Hassam was a regular participant in annual exhibitions of the American Water Color Society, the New-York Water Color Club (which he founded), the National Academy of Design and the Society of American Artists. He became friendly with fellow artists John Twachtman and J. Alden Weir, with whom he would establish The Ten American Painters in 1898. “The Ten” was formed when the artists resigned from the Society of American Artists in order to have more control over the exhibition of their work. Inspired by Whistler and the Aesthetic movement, the members of the Ten wished to have smaller exhibitions overall, with plenty of wall space so that each artwork could be seen to advantage. Great attention was given to the design of painting frames and wall color to achieve a harmonious effect. Unlike other arts organizations, there were no prizes awarded and the members self-selected the work to be exhibited.

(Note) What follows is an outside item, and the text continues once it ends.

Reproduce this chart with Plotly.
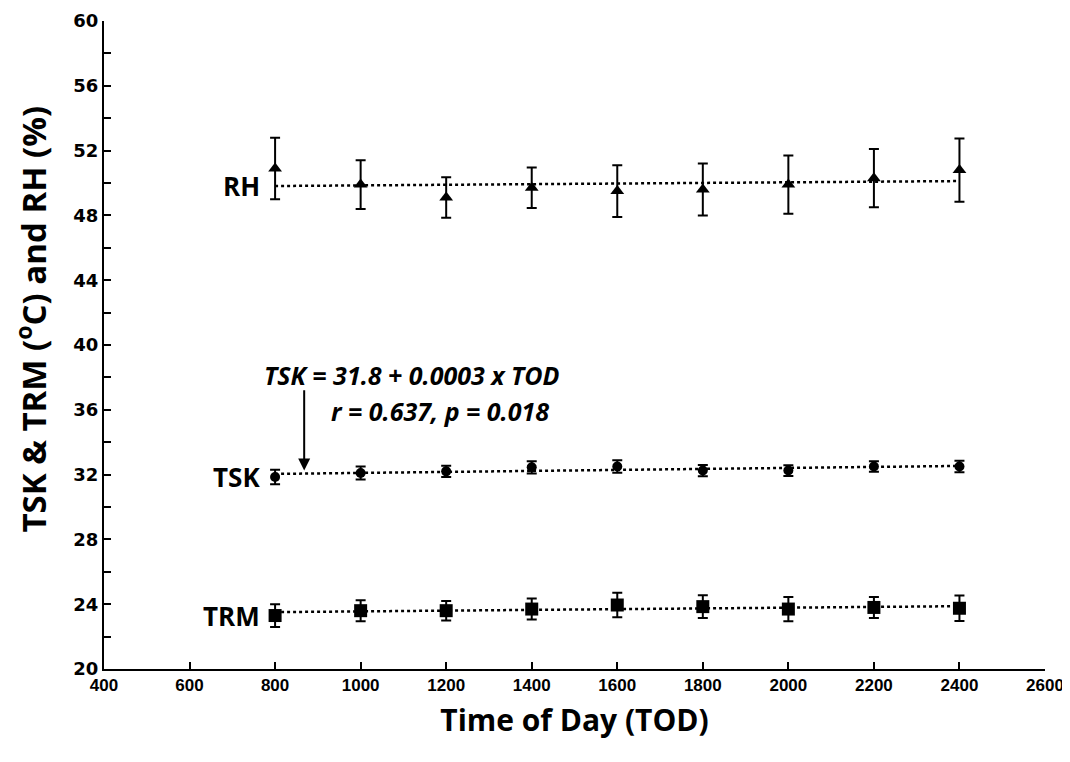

Hassam was active in many arts organizations. He was elected a full member of the National Academy of Design in 1906. In 1917, he was a founder, along with George Bellows, John Sloan, John Marin, and J. Alden Weir, of the Painter-Gravers of America. In 1920 he would be elected to the American Academy of Arts and Letters. He was also recognized for his work in 1934 by the American Art Dealers Association, receiving the Gold Medal for Distinguished Service to Fine Art. He was awarded the National Academy of Design’s Saltus Medal for Merit in early spring of 1935. It was to the Academy that Hassam bequeathed his artistic estate, to be sold and the proceeds given to establish the Hassam Fund to purchase work by Canadian and American artists to place in Canadian and American museums. In 1936, the year after his death at the age of seventy-five in East Hampton, Long Island, the proceeds from the settling of his estate were $212,750, the equivalent of 3.3 million dollars today, and these funds were also given to the Hassam Fund. [4]

With the development of the Modernist and Regionalist schools of art, critical interest waned for American Impressionism during the 1920s and 1930s. It would not be until 1973 with two important exhibitions: American Impressionism organized by the National Gallery of Art in Washington DC and the exhibition of the Margaret and Raymond J. Horowitz Collection of American Impressionism at the Metropolitan Museum of Art, that there would be a resurgence of commercial and scholarly attention in Hassam and the other American Impressionists. In 2004, the Metropolitan Museum of Art mounted a major retrospective and published an exhibition catalog on Hassam’s fifty year career, Childe Hassam, American Impressionist.

Notes:
[1] Herdich, Stephanie L. “Childe Hassam in Boston, 1859-1886,”Childe Hassam: American Impressionist, p. 34
[2] Hassam married Kathleen Maude Doane (1862-1946) in 1884. She frequently appears in his paintings. They had no children.
[3] Weinberg, H. Barbara. Childe Hassam: American Impressionist, p 82.
[4] Weinberg, H. Barbara. Childe Hassam: American Impressionist, p. 372.